[EXERCISE AIM] Set down the lines from the one containing "Write the Plotly code for this chart." to the one containing "import plotly.graph_objects as go", both lines included, exactly as they stand and with no other lines.

[INPUT FOR THIS TASK]
---

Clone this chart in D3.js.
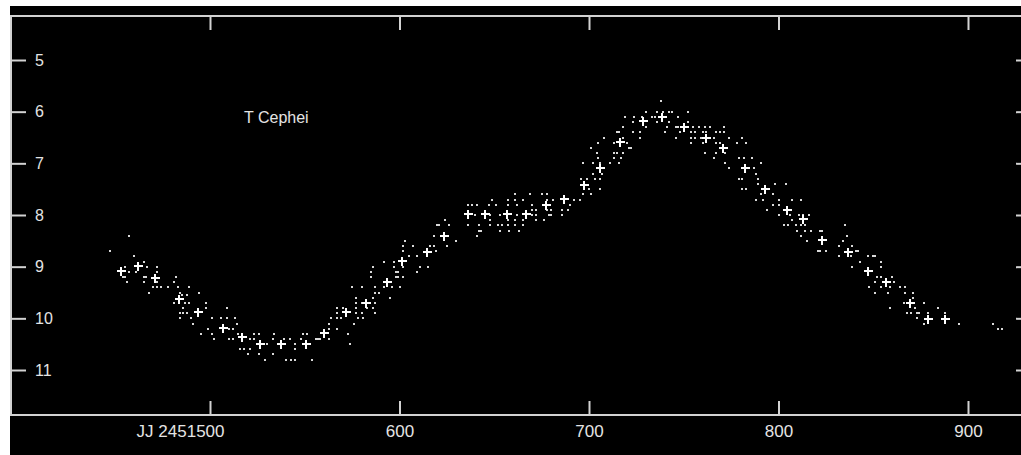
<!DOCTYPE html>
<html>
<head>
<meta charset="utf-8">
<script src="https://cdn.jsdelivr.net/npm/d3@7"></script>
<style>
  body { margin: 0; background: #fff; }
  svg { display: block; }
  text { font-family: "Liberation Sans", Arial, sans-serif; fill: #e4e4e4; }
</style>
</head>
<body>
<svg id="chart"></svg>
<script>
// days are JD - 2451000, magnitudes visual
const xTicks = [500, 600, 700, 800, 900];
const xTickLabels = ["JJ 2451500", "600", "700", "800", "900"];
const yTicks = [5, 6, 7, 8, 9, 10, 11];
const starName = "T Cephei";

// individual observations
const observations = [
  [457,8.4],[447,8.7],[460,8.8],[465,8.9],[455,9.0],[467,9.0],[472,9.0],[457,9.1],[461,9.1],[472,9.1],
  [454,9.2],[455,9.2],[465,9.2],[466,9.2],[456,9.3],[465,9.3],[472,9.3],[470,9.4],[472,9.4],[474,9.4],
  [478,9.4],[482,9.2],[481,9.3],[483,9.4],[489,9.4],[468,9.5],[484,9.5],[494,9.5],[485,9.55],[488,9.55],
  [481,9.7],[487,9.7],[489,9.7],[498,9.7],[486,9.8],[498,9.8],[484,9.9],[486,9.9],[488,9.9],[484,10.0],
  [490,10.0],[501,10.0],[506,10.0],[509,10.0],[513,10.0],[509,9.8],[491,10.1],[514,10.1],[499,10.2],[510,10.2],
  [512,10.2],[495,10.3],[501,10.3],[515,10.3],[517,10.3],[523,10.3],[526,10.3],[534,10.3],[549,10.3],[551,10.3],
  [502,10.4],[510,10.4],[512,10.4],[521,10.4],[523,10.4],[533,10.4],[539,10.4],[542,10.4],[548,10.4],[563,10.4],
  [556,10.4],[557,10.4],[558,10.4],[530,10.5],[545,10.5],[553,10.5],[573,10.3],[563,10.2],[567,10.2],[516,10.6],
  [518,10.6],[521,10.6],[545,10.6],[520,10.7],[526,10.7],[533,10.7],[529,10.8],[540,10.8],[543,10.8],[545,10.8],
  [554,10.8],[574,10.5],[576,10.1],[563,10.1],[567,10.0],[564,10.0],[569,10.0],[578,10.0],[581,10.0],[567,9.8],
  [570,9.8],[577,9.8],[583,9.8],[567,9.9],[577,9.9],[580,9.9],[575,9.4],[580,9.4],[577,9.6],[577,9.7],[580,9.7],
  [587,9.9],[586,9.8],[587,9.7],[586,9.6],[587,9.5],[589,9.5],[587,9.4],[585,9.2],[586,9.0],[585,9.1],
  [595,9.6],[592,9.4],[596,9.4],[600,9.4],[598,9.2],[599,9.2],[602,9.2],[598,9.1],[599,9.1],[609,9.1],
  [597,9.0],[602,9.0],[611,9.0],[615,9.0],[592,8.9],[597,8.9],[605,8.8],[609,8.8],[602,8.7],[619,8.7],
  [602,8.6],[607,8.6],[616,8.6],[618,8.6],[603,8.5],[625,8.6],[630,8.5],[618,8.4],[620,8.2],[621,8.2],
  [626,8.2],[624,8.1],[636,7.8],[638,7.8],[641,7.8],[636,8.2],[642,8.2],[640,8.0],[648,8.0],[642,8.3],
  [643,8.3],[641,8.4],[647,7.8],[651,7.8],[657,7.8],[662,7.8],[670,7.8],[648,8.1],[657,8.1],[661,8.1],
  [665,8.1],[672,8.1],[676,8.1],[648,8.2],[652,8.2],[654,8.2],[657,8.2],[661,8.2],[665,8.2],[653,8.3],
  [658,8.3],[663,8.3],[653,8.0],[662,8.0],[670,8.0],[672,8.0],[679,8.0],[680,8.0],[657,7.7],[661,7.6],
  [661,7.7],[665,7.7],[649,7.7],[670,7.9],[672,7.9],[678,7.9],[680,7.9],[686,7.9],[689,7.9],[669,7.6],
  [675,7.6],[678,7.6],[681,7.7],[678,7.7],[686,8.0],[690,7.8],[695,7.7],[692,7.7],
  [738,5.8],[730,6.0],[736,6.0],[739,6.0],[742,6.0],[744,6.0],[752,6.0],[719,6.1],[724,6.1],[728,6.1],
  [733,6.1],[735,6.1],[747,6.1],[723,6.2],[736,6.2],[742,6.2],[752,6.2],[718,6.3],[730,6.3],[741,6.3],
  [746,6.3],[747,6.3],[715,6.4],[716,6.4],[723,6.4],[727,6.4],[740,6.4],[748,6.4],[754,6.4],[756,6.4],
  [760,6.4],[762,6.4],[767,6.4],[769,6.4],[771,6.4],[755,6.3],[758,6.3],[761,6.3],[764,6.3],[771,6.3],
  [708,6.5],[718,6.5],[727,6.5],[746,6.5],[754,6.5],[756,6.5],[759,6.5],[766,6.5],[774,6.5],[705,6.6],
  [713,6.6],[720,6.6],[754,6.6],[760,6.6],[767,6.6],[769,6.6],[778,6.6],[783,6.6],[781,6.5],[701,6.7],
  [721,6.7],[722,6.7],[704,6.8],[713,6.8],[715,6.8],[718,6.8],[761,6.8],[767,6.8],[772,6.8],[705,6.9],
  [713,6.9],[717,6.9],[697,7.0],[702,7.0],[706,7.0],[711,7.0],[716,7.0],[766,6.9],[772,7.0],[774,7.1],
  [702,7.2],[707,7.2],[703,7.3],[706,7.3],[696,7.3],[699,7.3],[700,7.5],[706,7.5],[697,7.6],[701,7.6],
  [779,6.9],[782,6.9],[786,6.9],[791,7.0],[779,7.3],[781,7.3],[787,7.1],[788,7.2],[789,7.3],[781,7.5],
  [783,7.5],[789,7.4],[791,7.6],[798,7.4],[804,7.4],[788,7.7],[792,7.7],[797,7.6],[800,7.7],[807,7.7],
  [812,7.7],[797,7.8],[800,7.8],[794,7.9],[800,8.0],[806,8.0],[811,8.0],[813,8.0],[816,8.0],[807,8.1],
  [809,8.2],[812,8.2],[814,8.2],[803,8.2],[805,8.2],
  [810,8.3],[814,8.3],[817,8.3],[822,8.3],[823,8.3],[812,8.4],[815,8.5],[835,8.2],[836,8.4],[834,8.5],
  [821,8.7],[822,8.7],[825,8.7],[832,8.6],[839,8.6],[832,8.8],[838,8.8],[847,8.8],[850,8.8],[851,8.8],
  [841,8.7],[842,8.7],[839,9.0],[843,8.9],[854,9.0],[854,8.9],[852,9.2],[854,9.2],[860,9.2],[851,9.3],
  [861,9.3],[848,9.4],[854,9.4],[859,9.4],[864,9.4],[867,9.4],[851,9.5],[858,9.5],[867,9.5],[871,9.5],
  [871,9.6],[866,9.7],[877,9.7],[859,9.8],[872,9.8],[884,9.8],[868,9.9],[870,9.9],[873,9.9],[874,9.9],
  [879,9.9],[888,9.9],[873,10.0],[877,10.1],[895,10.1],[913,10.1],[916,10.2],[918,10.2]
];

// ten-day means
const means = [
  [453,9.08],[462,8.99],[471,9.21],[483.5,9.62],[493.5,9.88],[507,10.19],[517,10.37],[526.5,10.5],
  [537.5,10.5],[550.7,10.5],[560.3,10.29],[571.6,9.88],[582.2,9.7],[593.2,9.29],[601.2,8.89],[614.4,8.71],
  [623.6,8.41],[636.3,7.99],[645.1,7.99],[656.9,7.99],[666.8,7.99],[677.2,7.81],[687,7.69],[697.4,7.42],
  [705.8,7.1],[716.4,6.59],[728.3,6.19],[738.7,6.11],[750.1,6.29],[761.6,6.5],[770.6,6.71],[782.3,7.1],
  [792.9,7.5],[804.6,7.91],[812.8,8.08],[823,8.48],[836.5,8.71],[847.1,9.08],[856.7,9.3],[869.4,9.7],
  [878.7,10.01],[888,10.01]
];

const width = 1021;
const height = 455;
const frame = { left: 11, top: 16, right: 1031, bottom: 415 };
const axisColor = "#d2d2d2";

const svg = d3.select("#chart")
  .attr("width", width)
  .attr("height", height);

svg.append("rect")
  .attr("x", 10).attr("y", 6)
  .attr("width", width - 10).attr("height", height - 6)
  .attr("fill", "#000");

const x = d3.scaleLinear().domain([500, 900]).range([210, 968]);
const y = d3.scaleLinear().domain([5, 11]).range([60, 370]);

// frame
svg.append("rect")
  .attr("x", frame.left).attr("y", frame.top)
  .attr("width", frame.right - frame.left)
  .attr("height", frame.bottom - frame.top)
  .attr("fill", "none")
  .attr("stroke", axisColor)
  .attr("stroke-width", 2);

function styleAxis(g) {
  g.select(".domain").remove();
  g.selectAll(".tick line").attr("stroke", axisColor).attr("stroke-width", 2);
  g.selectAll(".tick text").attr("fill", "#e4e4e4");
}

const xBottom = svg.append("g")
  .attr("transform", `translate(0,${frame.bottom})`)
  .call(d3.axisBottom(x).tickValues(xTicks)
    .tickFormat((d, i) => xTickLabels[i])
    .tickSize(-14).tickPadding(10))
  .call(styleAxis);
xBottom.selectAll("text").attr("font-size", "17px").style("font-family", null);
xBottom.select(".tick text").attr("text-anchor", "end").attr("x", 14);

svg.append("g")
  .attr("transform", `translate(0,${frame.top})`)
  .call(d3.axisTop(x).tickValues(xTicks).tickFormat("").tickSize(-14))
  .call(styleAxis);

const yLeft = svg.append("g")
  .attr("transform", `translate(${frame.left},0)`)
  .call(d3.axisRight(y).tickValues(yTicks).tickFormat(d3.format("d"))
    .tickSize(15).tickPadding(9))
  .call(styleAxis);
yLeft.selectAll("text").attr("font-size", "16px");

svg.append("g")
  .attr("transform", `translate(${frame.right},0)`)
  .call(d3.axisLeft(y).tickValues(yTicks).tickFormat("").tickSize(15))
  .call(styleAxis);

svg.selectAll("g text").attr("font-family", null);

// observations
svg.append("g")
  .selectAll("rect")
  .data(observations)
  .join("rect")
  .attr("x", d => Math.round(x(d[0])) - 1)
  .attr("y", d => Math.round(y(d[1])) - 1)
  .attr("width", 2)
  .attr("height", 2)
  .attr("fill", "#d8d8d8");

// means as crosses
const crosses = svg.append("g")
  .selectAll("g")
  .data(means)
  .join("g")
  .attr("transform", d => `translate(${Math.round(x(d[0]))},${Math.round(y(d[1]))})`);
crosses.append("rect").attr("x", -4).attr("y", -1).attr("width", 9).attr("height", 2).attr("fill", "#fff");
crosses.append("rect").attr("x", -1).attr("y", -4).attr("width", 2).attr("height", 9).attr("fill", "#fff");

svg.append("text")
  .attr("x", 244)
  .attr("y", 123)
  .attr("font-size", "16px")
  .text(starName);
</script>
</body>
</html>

---

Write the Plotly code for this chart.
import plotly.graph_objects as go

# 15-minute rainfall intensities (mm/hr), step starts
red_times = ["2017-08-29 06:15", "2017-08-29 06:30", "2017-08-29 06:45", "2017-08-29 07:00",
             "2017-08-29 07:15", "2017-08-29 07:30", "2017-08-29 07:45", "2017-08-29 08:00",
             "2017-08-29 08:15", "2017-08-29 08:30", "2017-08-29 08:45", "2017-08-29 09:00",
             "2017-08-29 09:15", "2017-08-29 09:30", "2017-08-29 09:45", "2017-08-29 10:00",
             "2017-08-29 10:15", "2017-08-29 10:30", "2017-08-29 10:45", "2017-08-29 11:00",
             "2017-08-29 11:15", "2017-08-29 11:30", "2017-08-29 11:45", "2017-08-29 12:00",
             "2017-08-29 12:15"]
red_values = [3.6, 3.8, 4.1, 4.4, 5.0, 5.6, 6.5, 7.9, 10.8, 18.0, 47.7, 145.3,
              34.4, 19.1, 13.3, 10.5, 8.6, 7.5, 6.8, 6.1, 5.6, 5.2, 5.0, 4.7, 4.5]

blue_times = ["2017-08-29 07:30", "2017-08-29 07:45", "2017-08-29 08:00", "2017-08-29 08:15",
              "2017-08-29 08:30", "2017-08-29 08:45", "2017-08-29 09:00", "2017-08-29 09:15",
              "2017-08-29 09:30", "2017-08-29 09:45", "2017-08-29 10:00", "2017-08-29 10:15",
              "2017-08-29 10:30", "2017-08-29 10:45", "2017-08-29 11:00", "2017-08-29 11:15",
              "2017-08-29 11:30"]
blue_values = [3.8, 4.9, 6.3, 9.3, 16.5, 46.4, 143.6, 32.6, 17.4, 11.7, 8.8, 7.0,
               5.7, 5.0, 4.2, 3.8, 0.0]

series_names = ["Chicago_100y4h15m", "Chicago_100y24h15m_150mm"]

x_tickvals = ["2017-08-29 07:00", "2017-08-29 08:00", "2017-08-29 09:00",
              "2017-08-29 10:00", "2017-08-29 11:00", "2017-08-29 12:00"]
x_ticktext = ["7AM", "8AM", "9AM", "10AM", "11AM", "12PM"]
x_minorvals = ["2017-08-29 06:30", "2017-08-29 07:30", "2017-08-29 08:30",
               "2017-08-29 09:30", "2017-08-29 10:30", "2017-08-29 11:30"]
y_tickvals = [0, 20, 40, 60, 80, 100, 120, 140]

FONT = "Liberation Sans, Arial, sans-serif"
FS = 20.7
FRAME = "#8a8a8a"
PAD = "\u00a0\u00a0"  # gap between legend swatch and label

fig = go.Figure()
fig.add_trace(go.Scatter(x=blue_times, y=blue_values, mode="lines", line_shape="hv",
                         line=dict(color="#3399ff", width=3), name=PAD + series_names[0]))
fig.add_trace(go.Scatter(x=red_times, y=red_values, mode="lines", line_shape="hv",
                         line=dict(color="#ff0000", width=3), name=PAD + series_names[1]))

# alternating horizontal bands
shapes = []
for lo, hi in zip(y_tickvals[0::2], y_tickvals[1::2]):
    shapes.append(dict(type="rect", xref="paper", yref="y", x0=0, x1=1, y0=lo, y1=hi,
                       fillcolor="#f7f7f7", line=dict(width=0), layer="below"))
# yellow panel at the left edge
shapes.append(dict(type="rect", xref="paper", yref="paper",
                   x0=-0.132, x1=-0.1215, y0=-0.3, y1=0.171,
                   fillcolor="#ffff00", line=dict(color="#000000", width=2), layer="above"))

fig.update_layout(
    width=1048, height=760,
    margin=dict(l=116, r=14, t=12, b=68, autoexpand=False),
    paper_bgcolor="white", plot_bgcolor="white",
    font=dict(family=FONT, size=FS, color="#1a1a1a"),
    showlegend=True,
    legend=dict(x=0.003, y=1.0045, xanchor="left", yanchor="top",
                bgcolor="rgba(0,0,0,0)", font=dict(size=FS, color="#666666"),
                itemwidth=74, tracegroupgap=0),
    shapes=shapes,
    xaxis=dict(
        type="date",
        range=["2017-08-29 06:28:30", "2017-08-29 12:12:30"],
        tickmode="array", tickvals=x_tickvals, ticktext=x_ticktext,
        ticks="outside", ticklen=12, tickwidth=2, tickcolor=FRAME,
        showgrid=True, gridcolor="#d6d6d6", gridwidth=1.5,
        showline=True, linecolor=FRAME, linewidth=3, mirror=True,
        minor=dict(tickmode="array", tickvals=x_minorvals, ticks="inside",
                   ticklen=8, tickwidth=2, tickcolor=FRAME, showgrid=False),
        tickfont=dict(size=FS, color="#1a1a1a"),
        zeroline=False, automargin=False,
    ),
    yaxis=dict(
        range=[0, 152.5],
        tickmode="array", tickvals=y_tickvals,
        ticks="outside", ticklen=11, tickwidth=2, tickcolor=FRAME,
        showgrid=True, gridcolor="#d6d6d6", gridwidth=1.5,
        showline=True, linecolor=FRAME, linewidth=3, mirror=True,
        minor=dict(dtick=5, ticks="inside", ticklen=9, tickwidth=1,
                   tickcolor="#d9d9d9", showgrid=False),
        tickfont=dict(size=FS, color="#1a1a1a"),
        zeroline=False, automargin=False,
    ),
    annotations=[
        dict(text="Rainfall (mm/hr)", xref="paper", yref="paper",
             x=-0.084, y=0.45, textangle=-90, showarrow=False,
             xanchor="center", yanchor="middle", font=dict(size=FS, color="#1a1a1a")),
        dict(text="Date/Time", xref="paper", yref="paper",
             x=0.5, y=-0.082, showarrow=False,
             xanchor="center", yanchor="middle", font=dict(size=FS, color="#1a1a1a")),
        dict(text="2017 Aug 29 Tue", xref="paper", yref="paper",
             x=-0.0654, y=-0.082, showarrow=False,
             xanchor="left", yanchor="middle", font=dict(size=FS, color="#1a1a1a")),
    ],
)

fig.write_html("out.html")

---

[FINAL RESULT]
Write the Plotly code for this chart.
import plotly.graph_objects as go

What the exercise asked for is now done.